KMOPS: Keypoint-Driven Method for Multi-Object Pose and Metric Size Estimation from Stereo Images
Abstract
The six-degree-of-freedom (6-DoF) pose and metric size estimation of multiple objects from RGB images only remains a challenging task, particularly due to significant variations in object shape, appearance, and frequent occlusions in complex scenes. To address these challenges, we introduce KMOPS, a Keypoint-driven method tailored specifically for occlusion-robust Multi-Object Pose and metric Size estimation from a single calibrated stereo image pair. Leveraging the stereo input, our approach first extracts the 2D keypoints of the enclosing bounding boxes of the objects in each view, followed by triangulating them for accurate 3D positions.

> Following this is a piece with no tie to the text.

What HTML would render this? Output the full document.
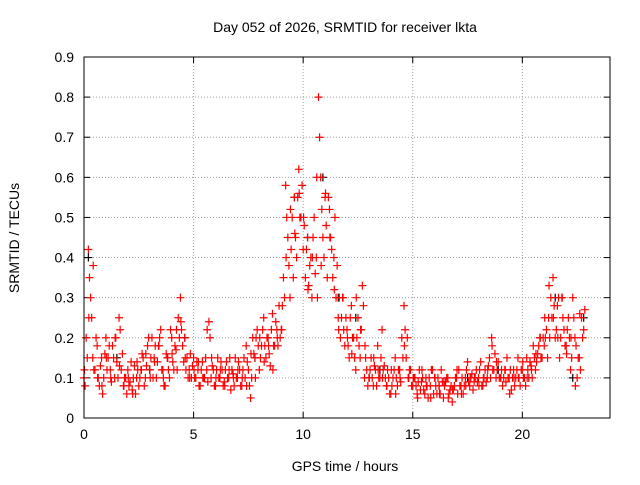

Then, a pose fitting module is employed to accurately obtain each object’s rotation, translation, and dimensions by registering the triangulated 3D keypoints with the canonical ones using a closed-form weighted Procrustes alignment. Our formulation eliminates the need for predefined 3D search spaces or volumetric anchors, which are often required by other methods to constrain the vast 3D solution space. With extensive experiments on the challenging Transparent Object Dataset (TOD) and the large-scale StereOBJ-1M benchmark, the proposed method consistently achieves state-of-the-art results, outperforming other monocular and stereo methods with a simple and effective architecture.